The advantages of shifting as many government functions as possible from the lifetime civil service to entrepreneurial and/or community based entities goes farther than the potential for cost savings and quality enhancement. It is also about shifting the center of gravity of American culture and society further toward entrepreneurial and creative values and institutions.
Blue model society fails dismally at one of the key responsibilities of a healthy democratic society. Democratic societies must be educational societies; the experience of living in such societies must teach each new generation the virtues, habits and concepts that allow them to make the decisions that preserve democracy over the long haul. To make decisions as citizens, members of a democratic society must learn some hard truths about the way the world works from their personal lives and careers. That is what the leaders and teachers in charter schools do — much more than most of those who work in traditional public schools.

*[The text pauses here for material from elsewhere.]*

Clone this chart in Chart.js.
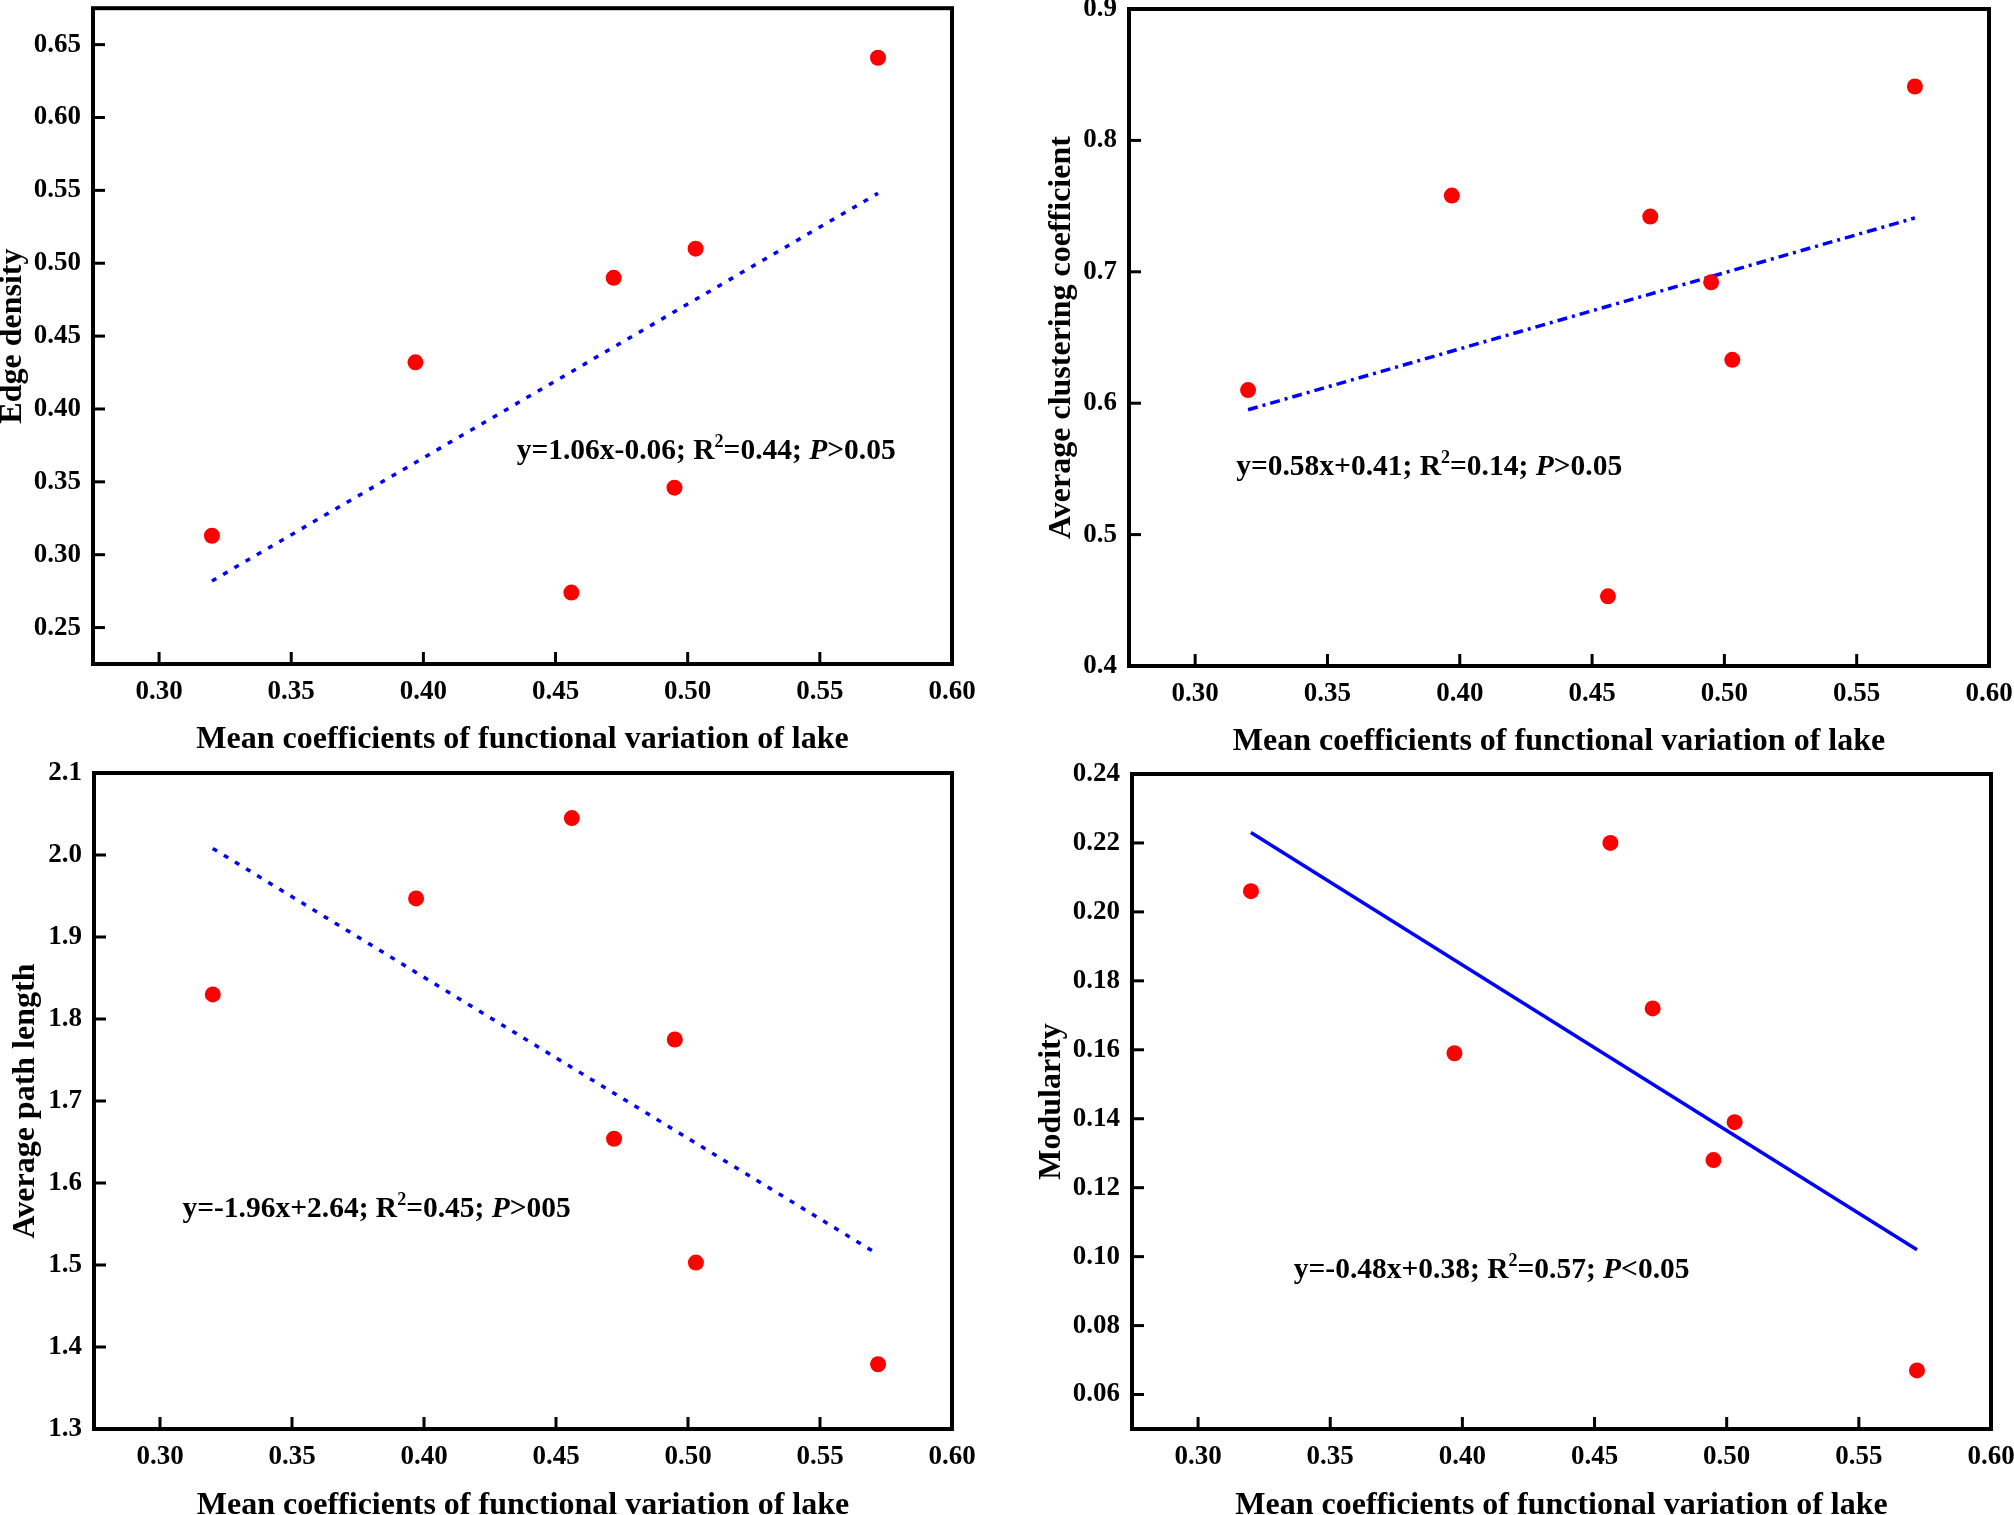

A charter school isn’t just, potentially, a school that offers more bang for the buck because it is more flexibly managed and is closer to the community it seeks to serve. It is also an academy for politics. The teachers and managers of such enterprises will understand how the world works better than tenured bureaucrats. They have taken risks and borne the consequences; they have acquired the habits of mind that make them effective citizens in a 5.0 world. They will be natural community leaders — the skills needed to organize a charter school, motivate its staff, serve its public while balancing its budget are skills our political class could use more of. They will also be better placed to start new businesses.
I wrote in an earlier post of the danger that the Black middle class will suffer from the blue model meltdown now well under way. The communitization of government can help that middle class adjust to and even prosper from the change. The development of a mix of profit and non-profit community based firms that replace government bureaucracy as frontline service providers will enable Blacks (and others similarly situated) to shift from 2oth to 21st century ideas and values. To use a New York analogy, they will be like tenants whose buildings go co-op; they have the chance to become equity owners rather than renters while learning how to build self-managing communities that take control over their own lives.
The fight for charter schools — to have more of them, to make them work better, and to give more children (and teachers and principals) the chance to participate in them — is one of the most important fronts in the struggle to build an America that can thrive in the 21st century. School choice, including both charter schools and vouchers to give children from low income families more choices, is something that 5.0 liberals need to promote. School choice will make our society more flexible and entrepreneurial — and the biggest immediate beneficiaries will be the poor and those who seek to serve and teach them in creative new ways.